So, the pollsters were – for once in the last couple of years – absolutely spot-on. The two candidates for the second round of the French Presidential election in just under a couple of weeks’ time, will be the centrist Emmanuel Macron and the populist Marine Le Pen. And if the pollsters are even roughly correct in their second round analysis, in a fortnight’s time we will be heralding the 39 year old Mr Macron as the youngest French President since Napoleon. Not too bad; a man with more experience of investment banking than politics and whose party – En Marche! (translation – ‘Forward’ or ‘On the Move’) was only formed in April last year.
With mainstream politicians of the French centre-left and centre-right lining up to endorse him, it would take a dramatic change of events for Mr Macron not to be elected President, and this outcome – after a first round election battle that saw populists from both the hard right and hard left polling at levels not seen before in the modern-day French republic – will correctly be taken positively by financial markets.
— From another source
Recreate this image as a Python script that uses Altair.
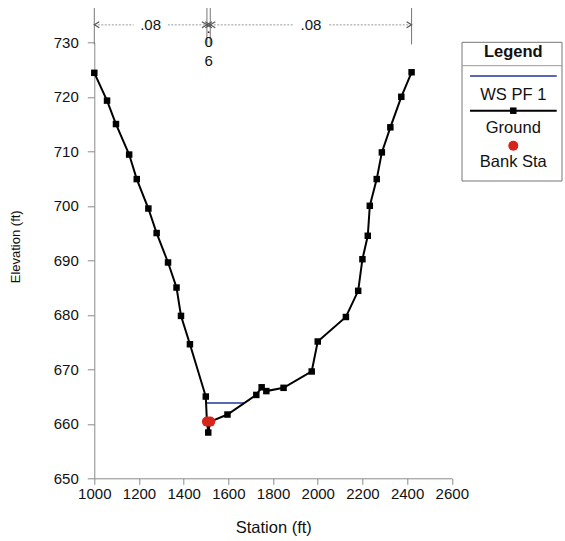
import altair as alt
import pandas as pd

# ---------------- data ----------------
ground_station = [1000, 1057, 1097, 1156, 1190, 1242, 1279, 1330, 1368, 1388,
                  1428, 1499, 1504, 1510, 1519, 1596, 1725, 1749, 1770, 1847,
                  1973, 2000, 2126, 2181, 2200, 2224, 2233, 2264, 2287, 2325,
                  2374, 2420]
ground_elev = [724.4, 719.3, 715.0, 709.4, 704.9, 699.5, 695.0, 689.6, 685.0, 679.8,
               674.6, 665.0, 660.4, 658.4, 660.4, 661.7, 665.3, 666.7, 666.0, 666.6,
               669.6, 675.1, 679.6, 684.4, 690.2, 694.5, 700.0, 704.9, 709.8, 714.4,
               720.0, 724.5]
ws_station = [1499, 1672]
ws_elev = [663.8, 663.8]
bank_station = [1504, 1519]
bank_elev = [660.4, 660.4]
n_break_station = [1000, 1504, 1519, 2420]
n_values = [".08", ".06", ".08"]
x_ticks = list(range(1000, 2601, 100))
y_ticks = list(range(650, 731, 5))
legend_labels = ["WS PF 1", "Ground", "Bank Sta"]

FONT = "Liberation Sans"
GRAY = "#8a8a8a"

ground = pd.DataFrame({"station": ground_station, "elev": ground_elev,
                       "order": list(range(len(ground_station)))})
ws = pd.DataFrame({"station": ws_station, "elev": ws_elev})
bank = pd.DataFrame({"station": bank_station, "elev": bank_elev})

xscale = alt.Scale(domain=[1000, 2600], nice=False, zero=False)
yscale = alt.Scale(domain=[650, 730], nice=False, zero=False)

xaxis = alt.Axis(values=x_ticks, labelExpr="datum.value % 200 == 0 ? datum.label : ''",
                 format="d", grid=False, title="Station (ft)", labelFont=FONT,
                 labelFontSize=15, labelColor="#111", titleFont=FONT, titleFontSize=16.5,
                 titleFontWeight="normal", titleColor="#111", domainColor=GRAY,
                 tickColor=GRAY, tickSize=6, labelPadding=2, titleX=179, titleY=49,
                 titleBaseline="middle", labelFlush=False, labelOverlap=False)
yaxis = alt.Axis(values=y_ticks, labelExpr="datum.value % 10 == 0 ? datum.label : ''",
                 format="d", grid=False, title="Elevation (ft)", labelFont=FONT,
                 labelFontSize=15, labelColor="#111", titleFont=FONT, titleFontSize=13,
                 titleFontWeight="normal", titleColor="#111", domainColor=GRAY,
                 tickColor=GRAY,
                 tickSize={"condition": {"test": "datum.value % 10 == 0", "value": 7},
                           "value": 4},
                 labelPadding=9, titleX=-79, titleY=204,
                 titleAngle=-90, titleAlign="center", titleBaseline="middle",
                 labelFlush=False, labelOverlap=False)

X = alt.X("station:Q", scale=xscale, axis=xaxis)
Y = alt.Y("elev:Q", scale=yscale, axis=yaxis)

ws_line = alt.Chart(ws).mark_line(color="#24359b", strokeWidth=1.5).encode(x=X, y=Y)
ground_line = alt.Chart(ground).mark_line(color="black", strokeWidth=2).encode(
    x=X, y=Y, order="order:Q")
ground_pts = alt.Chart(ground).mark_square(size=42, color="black", opacity=1).encode(x=X, y=Y)
bank_pts = alt.Chart(bank).mark_circle(size=100, color="#d8231a", opacity=1).encode(x=X, y=Y)

# ---------------- Manning's n annotation ----------------
nb = pd.DataFrame({"station": n_break_station})
n_rules = alt.Chart(nb).mark_rule(color="#777", strokeWidth=1).encode(
    x="station:Q", y=alt.datum(736.3), y2=alt.datum(729.6))

segs = pd.DataFrame({"s0": n_break_station[:-1], "s1": n_break_station[1:],
                     "label": n_values})
segs["mid"] = (segs["s0"] + segs["s1"]) / 2
segs["c1"] = segs["label"].str[1]
segs["c2"] = segs["label"].str[2]
n_dash = alt.Chart(segs).mark_rule(color="#999", strokeWidth=1, strokeDash=[2, 1.5]).encode(
    x="s0:Q", x2="s1:Q", y=alt.datum(733.2))
wide = segs[segs["label"] == ".08"]
n_bg = alt.Chart(wide).mark_rect(width=34, height=16, color="white").encode(
    x="mid:Q", y=alt.datum(733.2))
n_txt = alt.Chart(wide).mark_text(font=FONT, fontSize=15, color="#111",
                                  baseline="middle").encode(
    x="mid:Q", y=alt.datum(733.2), text="label:N")
narrow = segs[segs["label"] == ".06"]
n_dot = alt.Chart(narrow).mark_text(text=".", font=FONT, fontSize=15, color="#111",
                                    baseline="alphabetic", dy=8).encode(
    x="mid:Q", y=alt.datum(733.2))
n_c1 = alt.Chart(narrow).mark_text(font=FONT, fontSize=15, color="#111",
                                   baseline="middle", dy=17).encode(
    x="mid:Q", y=alt.datum(733.2), text="c1:N")
n_c2 = alt.Chart(narrow).mark_text(font=FONT, fontSize=15, color="#111",
                                   baseline="middle", dy=36).encode(
    x="mid:Q", y=alt.datum(733.2), text="c2:N")

arrows_l = alt.Chart(segs).mark_point(shape="M 1 -0.6 L 0 0 L 1 0.6", size=100,
                                      color="#555", filled=False, strokeWidth=1.2,
                                      opacity=1).encode(x="s0:Q", y=alt.datum(733.2))
arrows_r = alt.Chart(segs).mark_point(shape="M -1 -0.6 L 0 0 L -1 0.6", size=100,
                                      color="#555", filled=False, strokeWidth=1.2,
                                      opacity=1).encode(x="s1:Q", y=alt.datum(733.2))

# ---------------- legend (drawn) ----------------
one = pd.DataFrame({"a": [0]})
LX0, LX1, LCX = 367.7, 467.7, 419
leg_box = alt.Chart(one).mark_rect(fill="white", stroke="#777", strokeWidth=1).encode(
    x=alt.value(LX0), x2=alt.value(LX1), y=alt.value(0), y2=alt.value(138.7))
leg_sep = alt.Chart(one).mark_rule(color="#999", strokeWidth=1).encode(
    x=alt.value(LX0), x2=alt.value(LX1), y=alt.value(23.4))
leg_title = alt.Chart(one).mark_text(text="Legend", font=FONT, fontSize=16.5,
                                     fontWeight="bold", color="#111",
                                     baseline="alphabetic").encode(
    x=alt.value(LCX), y=alt.value(14.6))
leg_ws = alt.Chart(one).mark_rule(color="#24359b", strokeWidth=1.5).encode(
    x=alt.value(375.7), x2=alt.value(462.4), y=alt.value(33.7))
leg_gr = alt.Chart(one).mark_rule(color="black", strokeWidth=2).encode(
    x=alt.value(375.7), x2=alt.value(462.4), y=alt.value(68.4))
leg_sq = alt.Chart(one).mark_square(size=42, color="black", opacity=1).encode(
    x=alt.value(LCX), y=alt.value(68.4))
leg_dot = alt.Chart(one).mark_circle(size=100, color="#d8231a", opacity=1).encode(
    x=alt.value(LCX), y=alt.value(103.4))
leg_text_y = [57.2, 90.6, 124.4]
leg_txts = [
    alt.Chart(one).mark_text(text=lab, font=FONT, fontSize=16.5, color="#111",
                             baseline="alphabetic").encode(x=alt.value(LCX), y=alt.value(yy))
    for lab, yy in zip(legend_labels, leg_text_y)
]

chart = alt.layer(
    ws_line, ground_line, ground_pts, bank_pts,
    n_rules, n_dash, n_bg, n_txt, n_dot, n_c1, n_c2, arrows_l, arrows_r,
    leg_box, leg_sep, leg_title, leg_ws, leg_gr, leg_sq, leg_dot, *leg_txts,
).properties(
    width=357.5, height=436,
    autosize=alt.AutoSizeParams(type="none"),
    padding={"left": 94.3, "top": 42.3, "right": 113.2, "bottom": 62.7},
    background="white",
).configure_view(stroke=None)

chart.save("out.html", embed_options={"renderer": "svg", "actions": False})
The euro bounced the most in ten months, and European equities have enjoyed a positive start to the week.
So, given the victory for mainstream candidates in the Dutch election earlier in the year and in the first pivotal round of the French Presidential election, are Europe’s travails over? At one level, Continental Europe has stepped away from the brink with the highly likely election of Mr Macron. A victory for Ms Le Pen would put enormous strains on the euro and the broader European integration project – already weakened by the UK’s Brexit decision and the economically struggling southern European countries – and lead to a de facto break-up of the European Union as we know it today.
Today this risk has significantly receded – and hence the aforementioned financial market moves. However, let us not kid ourselves that Europe is in the middle of a changing political epoch. The abysmal performance of the long established parties of the mainstream centre-left and centre-right in the French elections reflects a malaise across the European Continent of an electorate that simply wants more jobs, higher real wage growth, better economic growth levels and a revival of faith in the future and the institutions that govern. For the two final candidates in the French Presidential election race, to just have three directly aligned members of the current French Parliament reflects this changing backdrop.
Mr Macron is however not a complete neophyte – after all, he was the Economy Minister in outgoing President Hollande’s government until his resignation to run on his own Presidential ticket. However, he will need to build a constituency – not unlike President Trump – to govern effectively and to push through change and reform, to have any hope of rebuilding political and economic confidence levels. This is no easy task, but at least he will not be alone in Europe facing this challenge, given the aforementioned Dutch vote and the upcoming German election in September. European assets including the euro currency, remain – despite recent positive moves and inflows from the global investment community – lowly valued versus their American equivalents. Further recovery in 2017 seems reasonable, but deep challenges remain for 2018 and beyond.
Being elected President is not very easy… but becoming an effective President is even harder.